By: Hank Lerner, Esq. on in  | 

PAR first published the Price Escalation Addendum (Form PEA) way back in 2008. The Standard Forms Committee resisted drafting this sort of form for many years, but finally relented after seeing example after example of poorly drafted clauses that were wreaking havoc in local markets. But this form – and even the general concept behind it – is one of the most misunderstood in the PAR forms library. You should review PAR’s guidelines for the form before using it, but let’s review a couple of the most common questions/complaints/misconceptions that we hear on the PAR Legal Hotline.

“The seller didn’t honor our escalation clause!”

This comes up in two contexts:

  • the escalation addendum goes up to $X, but the seller chooses to accept a different offer with a price lower than $X;
  • the escalation addendum goes up to $X, but the seller returns a counteroffer at a set price (we’ll talk more about price below) without invoking the addendum.

Attaching Form PEA is not a magic bullet that somehow overrides all the regular negotiation rules.

There is never a guarantee that the offer with the highest purchase price will be accepted in any transaction. A seller has the right to accept whichever offer they want, and if they don’t want the offer with the escalation addendum, they are free to accept another one regardless of the price.

Nor is there any requirement that a seller unquestionably accept all the terms and conditions of an offer that is presented. The seller can choose to tear up this addendum and counter at a set price in the same way that a seller could counter with a different settlement date or refuse to accept an appraisal contingency.

“How dare the seller counter at my maximum price when I’m sure there’s no competing offer that high?”

Life – and real estate – is a series of trade-offs.
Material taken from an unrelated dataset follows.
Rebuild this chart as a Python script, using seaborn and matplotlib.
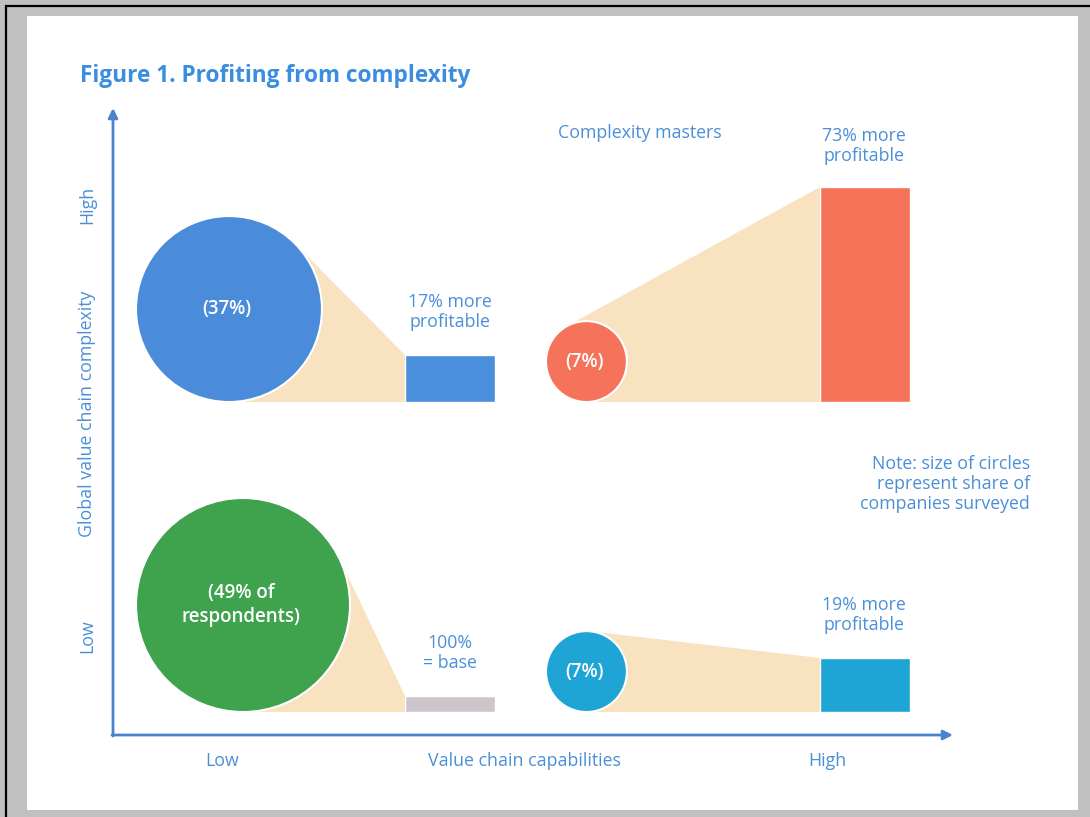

In a typical negotiation the buyer puts out their preferred terms, but keeps their “if I have to” terms close to the vest. Not so with this form. A buyer using Form PEA gets the benefit of an automatic escalation without having to do a direct back and forth negotiation, but it comes at the cost of telegraphing part of their strategy. If a seller chooses to not negotiate using the PEA, they can counter at any price they choose.

The first thing buyer agents often say is “It’s not fair to counter at the top price without a competing offer.” But why not? With or without an escalation addendum, if a buyer says “I’m willing to go higher” there’s no reason why the seller can’t ask them to actually go higher. Now…it’s a problem if the seller/listing broker lie about the competition and say they have a competing offer when they don’t, but that’s probably (though not always) why they tore up Form PEA in the first place, so buyers should probably consider that as part of their negotiating position.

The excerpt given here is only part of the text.